I also started a new pair of stripey socks. Here they are rocking out their Fish Lips Kiss Heels!
And here they are showing you how nicely their stripes match!
These stripes
, brought to you by Yarntini in the Super Duper Boogaloo colorway, make my OCD heart sing! And when you’ve been stuck in the house with your kids for what feels like MONTHS ON END, anything that can turn your OCD into a positive is AMAZING. I’m not even finished yet, but GOOD SOCKS.
In the last couple of months, I may have purchased my body weight in stripey sock yarns but let’s not think of it as overindulging. Let’s think of it as taking stock in my mental health. If matching up those stripes can make my OCD feel good, well, then, stripe away!
Hope this winter is treating you better than it’s treating me. And if not, I hope you have your own stripey sock antidote to make it all better.
L, C
PS – If you follow me on Instagram, you’ve seen these pictures before. And if you’re not following me on Instagram, well, why not? I post over there a lot. Come visit!
Start As You Mean To Go
Happy New Year!! I hope you’re all having a terrific start to 2014!
My day started out with lots of potential – I like to try to do all the things I love on the first day of the year to sort of set the trend for days to come.
This morning I got my ass kicked all over the place by one of my favorite teachers at my favorite place. Then we all decided to go ice skating – it was the girls’ first time! Meli did wonderfully! The place we went to has walker type things available for beginners to hold on and she was able to skate all by herself and even let go every now and again. The little one – well lets just say we’ll try again!
When we finally got home, I started in on the projects I wanted to get going. I’m going to knit my sister and my niece shrugs to wear over dresses for my nephew’s bar mitzvah at the end of the month – CRUNCH TIME and I’m not used to knitting under pressure! I’m knitting them out of Madelintosh Pashmina – which was a BITCH to wind up. Took me a few tries and a lot of tangles and wasted a lot of time.
I also wanted to cast on for Southern Skies, the companion shawl to Celestarium, which I knit last year. It was one of my most fun knits EVER. Celestarium covered all the constellations seen from the North Pole and Southern Skies features the constellations seen from the South Pole – which includes Capricorn. I will talk about both shawls at length soon , but suffice it to say that after the afternoon I’ve had, I most likely won’t be casting on for Southern Skies.
But! I’m not going to feel bad about that! INTENTION COUNTS! The yarn is all wound, the charts are all notated (more on that later) and the beads are set. It’s all ready to go and TOMORROW I WILL CAST ON!

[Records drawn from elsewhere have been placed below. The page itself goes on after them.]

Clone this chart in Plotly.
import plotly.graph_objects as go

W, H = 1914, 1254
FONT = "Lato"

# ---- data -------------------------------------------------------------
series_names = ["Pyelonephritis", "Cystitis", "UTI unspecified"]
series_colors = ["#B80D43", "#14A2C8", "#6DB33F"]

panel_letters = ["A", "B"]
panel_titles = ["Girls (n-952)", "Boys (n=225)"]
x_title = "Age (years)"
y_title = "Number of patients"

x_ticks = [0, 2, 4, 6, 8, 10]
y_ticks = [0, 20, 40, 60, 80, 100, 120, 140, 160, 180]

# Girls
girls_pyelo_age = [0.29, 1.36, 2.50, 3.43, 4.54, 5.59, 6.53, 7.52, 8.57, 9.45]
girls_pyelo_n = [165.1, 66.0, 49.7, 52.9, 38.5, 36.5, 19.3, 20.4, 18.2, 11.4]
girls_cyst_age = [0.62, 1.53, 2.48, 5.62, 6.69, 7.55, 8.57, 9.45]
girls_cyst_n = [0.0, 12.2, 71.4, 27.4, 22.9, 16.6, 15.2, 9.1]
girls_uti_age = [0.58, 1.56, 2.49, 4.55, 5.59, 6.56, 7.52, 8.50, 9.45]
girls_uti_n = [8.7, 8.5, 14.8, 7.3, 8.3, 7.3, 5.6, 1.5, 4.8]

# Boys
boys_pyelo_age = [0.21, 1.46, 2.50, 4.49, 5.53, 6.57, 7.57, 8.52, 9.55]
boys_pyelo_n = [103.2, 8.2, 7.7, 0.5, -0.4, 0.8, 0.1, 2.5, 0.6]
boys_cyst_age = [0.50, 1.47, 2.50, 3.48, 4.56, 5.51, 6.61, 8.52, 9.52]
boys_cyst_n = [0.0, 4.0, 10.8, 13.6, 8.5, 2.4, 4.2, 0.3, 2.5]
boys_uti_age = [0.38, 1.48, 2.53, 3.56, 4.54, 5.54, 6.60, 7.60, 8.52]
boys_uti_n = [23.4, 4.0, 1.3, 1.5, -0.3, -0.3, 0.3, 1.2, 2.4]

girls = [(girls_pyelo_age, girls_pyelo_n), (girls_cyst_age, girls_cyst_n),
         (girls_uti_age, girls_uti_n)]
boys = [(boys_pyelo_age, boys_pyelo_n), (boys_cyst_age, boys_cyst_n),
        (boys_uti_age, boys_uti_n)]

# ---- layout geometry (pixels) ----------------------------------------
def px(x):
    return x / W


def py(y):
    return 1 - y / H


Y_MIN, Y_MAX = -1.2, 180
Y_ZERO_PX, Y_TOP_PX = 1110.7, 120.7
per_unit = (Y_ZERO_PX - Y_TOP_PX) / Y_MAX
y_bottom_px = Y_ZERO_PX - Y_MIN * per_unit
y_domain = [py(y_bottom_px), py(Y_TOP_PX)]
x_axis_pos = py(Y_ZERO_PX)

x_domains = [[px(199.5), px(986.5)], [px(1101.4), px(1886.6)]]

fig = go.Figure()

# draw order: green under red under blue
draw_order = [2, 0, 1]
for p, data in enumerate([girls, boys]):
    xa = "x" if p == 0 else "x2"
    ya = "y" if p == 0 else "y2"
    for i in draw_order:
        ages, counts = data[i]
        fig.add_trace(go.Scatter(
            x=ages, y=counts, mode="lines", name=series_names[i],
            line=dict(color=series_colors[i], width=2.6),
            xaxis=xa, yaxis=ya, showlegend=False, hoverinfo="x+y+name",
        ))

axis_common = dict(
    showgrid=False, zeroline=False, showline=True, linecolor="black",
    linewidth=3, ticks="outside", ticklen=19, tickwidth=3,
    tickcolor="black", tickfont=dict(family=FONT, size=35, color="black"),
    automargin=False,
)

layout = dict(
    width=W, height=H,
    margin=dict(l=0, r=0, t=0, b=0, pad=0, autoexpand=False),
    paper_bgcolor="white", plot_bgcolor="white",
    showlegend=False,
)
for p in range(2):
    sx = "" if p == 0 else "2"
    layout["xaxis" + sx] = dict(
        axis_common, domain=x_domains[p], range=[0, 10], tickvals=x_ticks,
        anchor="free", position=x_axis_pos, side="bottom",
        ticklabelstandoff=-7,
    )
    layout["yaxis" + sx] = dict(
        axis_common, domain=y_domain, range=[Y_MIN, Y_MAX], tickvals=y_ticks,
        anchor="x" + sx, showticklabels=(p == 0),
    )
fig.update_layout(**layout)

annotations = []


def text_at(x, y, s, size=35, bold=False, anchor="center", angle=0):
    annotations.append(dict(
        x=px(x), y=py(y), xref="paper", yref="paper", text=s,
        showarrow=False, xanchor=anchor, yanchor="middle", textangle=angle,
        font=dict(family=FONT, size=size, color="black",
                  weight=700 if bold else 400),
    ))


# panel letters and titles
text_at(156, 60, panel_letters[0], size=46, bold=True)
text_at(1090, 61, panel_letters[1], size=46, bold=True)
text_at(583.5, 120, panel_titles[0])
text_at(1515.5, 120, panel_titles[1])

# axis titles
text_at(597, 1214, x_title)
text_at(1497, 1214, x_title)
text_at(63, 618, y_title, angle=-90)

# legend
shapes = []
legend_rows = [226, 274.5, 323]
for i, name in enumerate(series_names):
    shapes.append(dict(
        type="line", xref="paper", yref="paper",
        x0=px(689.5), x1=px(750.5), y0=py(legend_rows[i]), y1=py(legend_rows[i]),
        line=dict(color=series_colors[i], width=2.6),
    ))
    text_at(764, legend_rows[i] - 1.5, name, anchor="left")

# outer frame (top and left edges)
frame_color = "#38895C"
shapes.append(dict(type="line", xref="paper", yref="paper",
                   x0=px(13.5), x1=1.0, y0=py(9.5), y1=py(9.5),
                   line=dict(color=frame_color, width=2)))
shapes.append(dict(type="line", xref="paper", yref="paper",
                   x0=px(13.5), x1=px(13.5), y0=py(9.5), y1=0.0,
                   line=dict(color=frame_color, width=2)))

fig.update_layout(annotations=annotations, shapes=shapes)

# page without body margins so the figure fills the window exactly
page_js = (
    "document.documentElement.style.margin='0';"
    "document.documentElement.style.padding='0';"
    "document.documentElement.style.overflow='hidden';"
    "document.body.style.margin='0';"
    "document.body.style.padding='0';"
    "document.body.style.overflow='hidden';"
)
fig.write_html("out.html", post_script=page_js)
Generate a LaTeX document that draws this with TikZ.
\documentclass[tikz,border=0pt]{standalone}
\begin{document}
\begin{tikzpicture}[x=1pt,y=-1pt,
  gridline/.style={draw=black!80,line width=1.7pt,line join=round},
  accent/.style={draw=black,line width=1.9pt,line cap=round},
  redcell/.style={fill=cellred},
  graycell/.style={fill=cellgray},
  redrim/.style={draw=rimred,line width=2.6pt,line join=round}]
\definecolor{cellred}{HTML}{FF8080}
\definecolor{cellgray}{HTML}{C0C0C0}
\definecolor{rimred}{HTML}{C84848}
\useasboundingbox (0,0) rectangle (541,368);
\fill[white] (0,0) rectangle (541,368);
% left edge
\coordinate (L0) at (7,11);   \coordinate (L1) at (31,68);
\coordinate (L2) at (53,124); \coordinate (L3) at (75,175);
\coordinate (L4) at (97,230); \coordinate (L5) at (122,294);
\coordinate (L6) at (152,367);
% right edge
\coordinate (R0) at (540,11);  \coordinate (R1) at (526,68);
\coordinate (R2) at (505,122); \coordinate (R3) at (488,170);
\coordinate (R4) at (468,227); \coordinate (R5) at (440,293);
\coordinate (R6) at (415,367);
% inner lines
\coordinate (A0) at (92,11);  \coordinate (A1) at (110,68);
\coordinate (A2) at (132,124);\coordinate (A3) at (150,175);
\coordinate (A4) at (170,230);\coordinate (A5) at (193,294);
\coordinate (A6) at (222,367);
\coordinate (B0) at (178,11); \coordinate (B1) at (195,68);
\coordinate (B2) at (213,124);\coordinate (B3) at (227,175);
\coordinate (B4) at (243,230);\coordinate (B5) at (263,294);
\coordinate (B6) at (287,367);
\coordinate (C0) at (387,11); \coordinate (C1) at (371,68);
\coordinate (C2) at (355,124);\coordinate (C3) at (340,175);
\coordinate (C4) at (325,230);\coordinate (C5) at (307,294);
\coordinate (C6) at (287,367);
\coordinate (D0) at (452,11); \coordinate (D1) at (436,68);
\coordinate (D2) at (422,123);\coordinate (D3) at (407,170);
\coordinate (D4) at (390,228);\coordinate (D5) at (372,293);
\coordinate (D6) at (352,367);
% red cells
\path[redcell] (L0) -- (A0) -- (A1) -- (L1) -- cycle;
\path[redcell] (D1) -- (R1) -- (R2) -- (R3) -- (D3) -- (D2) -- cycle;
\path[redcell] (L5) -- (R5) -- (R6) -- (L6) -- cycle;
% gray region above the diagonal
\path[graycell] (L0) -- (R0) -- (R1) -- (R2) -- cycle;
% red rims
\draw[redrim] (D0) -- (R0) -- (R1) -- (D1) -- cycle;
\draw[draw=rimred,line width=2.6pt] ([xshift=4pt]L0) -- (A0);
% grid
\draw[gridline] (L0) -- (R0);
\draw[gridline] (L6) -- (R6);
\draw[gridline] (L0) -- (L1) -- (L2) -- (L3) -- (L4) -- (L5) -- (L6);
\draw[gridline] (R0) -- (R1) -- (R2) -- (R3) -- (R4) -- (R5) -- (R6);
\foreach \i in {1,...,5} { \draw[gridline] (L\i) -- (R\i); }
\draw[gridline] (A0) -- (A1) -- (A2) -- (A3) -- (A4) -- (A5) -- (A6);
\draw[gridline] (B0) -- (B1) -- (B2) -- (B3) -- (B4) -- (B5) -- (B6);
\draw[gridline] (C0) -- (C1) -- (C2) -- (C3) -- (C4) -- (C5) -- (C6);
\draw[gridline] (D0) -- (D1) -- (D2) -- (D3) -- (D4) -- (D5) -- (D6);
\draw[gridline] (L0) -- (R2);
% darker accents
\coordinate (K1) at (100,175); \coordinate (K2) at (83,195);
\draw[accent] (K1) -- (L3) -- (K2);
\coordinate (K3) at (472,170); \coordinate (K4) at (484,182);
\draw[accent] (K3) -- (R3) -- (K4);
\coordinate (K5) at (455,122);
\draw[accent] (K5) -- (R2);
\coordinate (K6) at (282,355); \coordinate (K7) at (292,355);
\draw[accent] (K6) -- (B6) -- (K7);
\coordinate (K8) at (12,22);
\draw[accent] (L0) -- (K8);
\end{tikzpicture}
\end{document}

I might have time to cast on one of the shrugs tonight – which is more important than the shawl anyway.
Sorry to blather on, but I’m just glad I was able to get a blog post in. This is the tenth JANUARY ONE that I’ve blogged, and I would have hated to miss it. One of my intentions for the year is to blog more and I think the last month or so I’ve improved drastically on this score, so the future looks bright – blogging wise at least.
I’d also like to get more sleep and to get my kids to sleep more – preferably NOT on top of me. We’ll see how that goes. I’m beginning the new year very very tired.
I wish you all a wonderful, wonderful new year! And thank you so much for reading this blog, now and in the past ten years. It has brought so much to my life – really it’s immeasurable – and you are all such a huge part of it. It’s felt really good to connect with you all again.
Happy New Year!
L, C
And a Partridge in a Pear Tree!
Wishing you a Merry Christmas from our family to yours!